Macquarie Group (ASX: MQG) shares are the top traded shares on the ASX on Friday. The stock slipped below the $200 level in early trading and was down 6.5% to $189.40 at the time of writing.

By comparison, the rest of the banking sector dropped more sedately, with Commonwealth Bank (ASX: CBA), ANZ (ASX: ANZ), National Australia Bank (ASX: NAB) and Westpac (ASX: WBC) down between 0.7% and 2%.

What is weighing on the Macquarie stock price?

Part of the slide in Macquarie shares comes amid bearish sentiment in banking stocks after a broad-based selldown in US markets as investors come to terms with the tightening monetary policies by central banks that will see interest rates rise significantly.

The US Federal Reserve (Fed) lifted rates by 50 basis points on Wednesday, the biggest increase in rates since 2000. Economists widely expect similar increases in June and July and to flow through to rates globally.

In fact, the Fed is tipped to raise rates by as many as 7 times over the next 12 meetings to curb inflation.

But the sharper decline in the stock comes after Macquarie Group outlined its full year results which at first glance are quite impressive.

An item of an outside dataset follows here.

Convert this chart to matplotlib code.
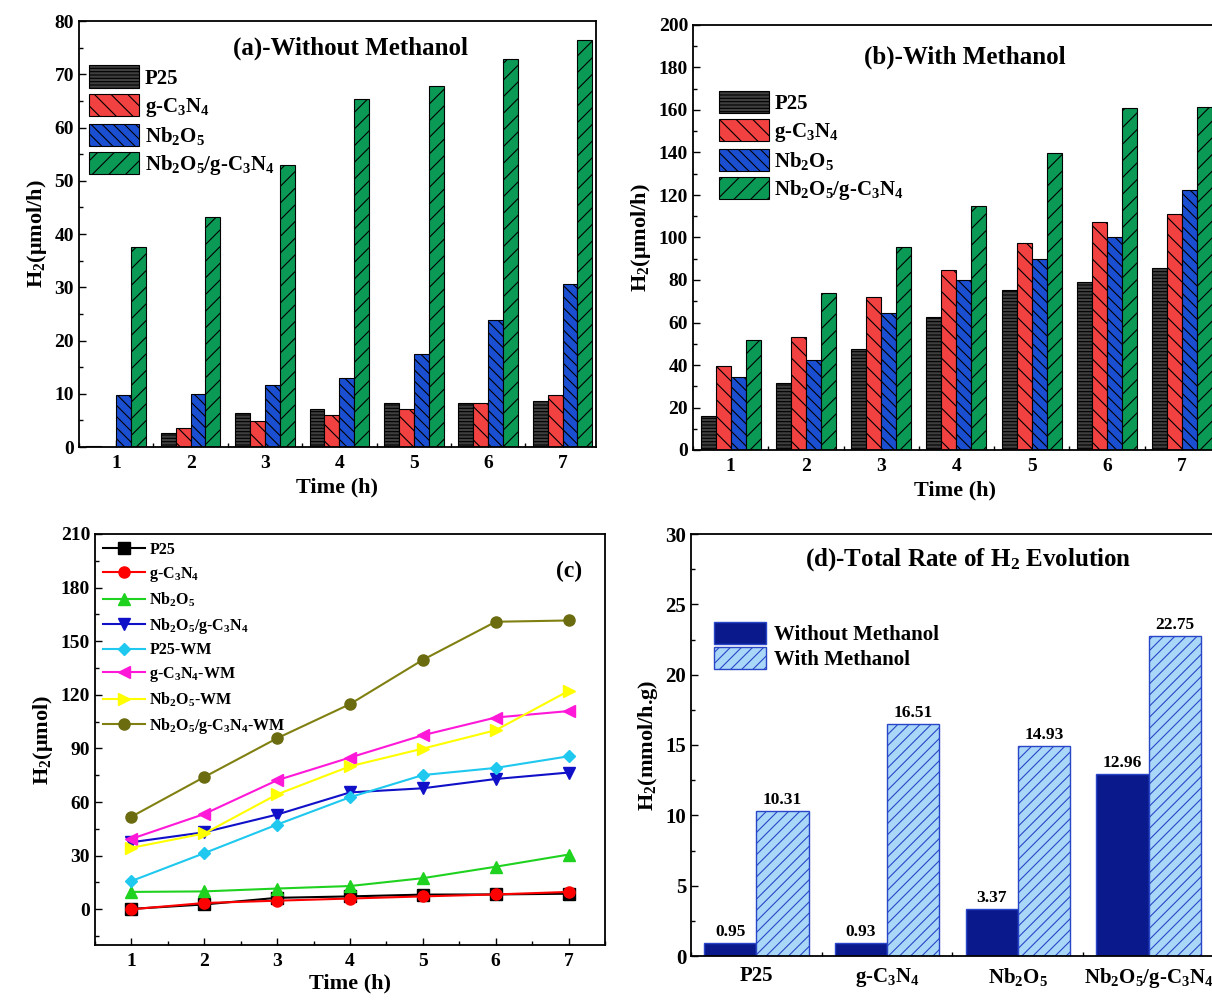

Profit for the 12 months to 31 March jumped by 56% to $4.71 billion, led by the group's market facing businesses, which reported a near doubling of profit from the previous year to $5.33 billion.

But investors preferred to focus on the fact that net profit for the second half of the fiscal year significantly underperformed the first half amid rising volatility in markets globally. Profit for the half year ended 31 March was up 30% to $2.66 billion, compared to a more than doubling of profit for the first 6 months ended 30 September.

Cautious outlook

Investors fear there could be more of the same in an environment of rising interest rates, growing fear of inflation and steady prospects for monetary tightening by central banks around the world.

Macquarie Group MD and CEO Shemara Wikramanayake noted these issues while emphasising that the group would take a sedate approach amid the expected volatility in markets.

"We continue to maintain a cautious stance, with a conservative approach to capital, funding and liquidity that positions us well to respond to the current environment," she said. Still, she said Macquarie remains well-positioned to deliver superior performance in the medium term.

Investors would be safe to assume one of the key growth engines would be the investment banking division, Macquarie Capital. The unit's net profit in FY22 more than trebled to $2.4 billion from $651 million in the previous year.

Meanwhile, full year net profit from Macquarie's commodities and global markets unit jumped 50% to $3.91 billion. Even the more conservative annuity-style businesses saw their net profit contribution rise 25% to $4.1 billion.

Added to this is the strong shareholder payout, with the final dividend rising to $3.50 a share, taking the full year dividend to a combined $6.22 a share, partially franked.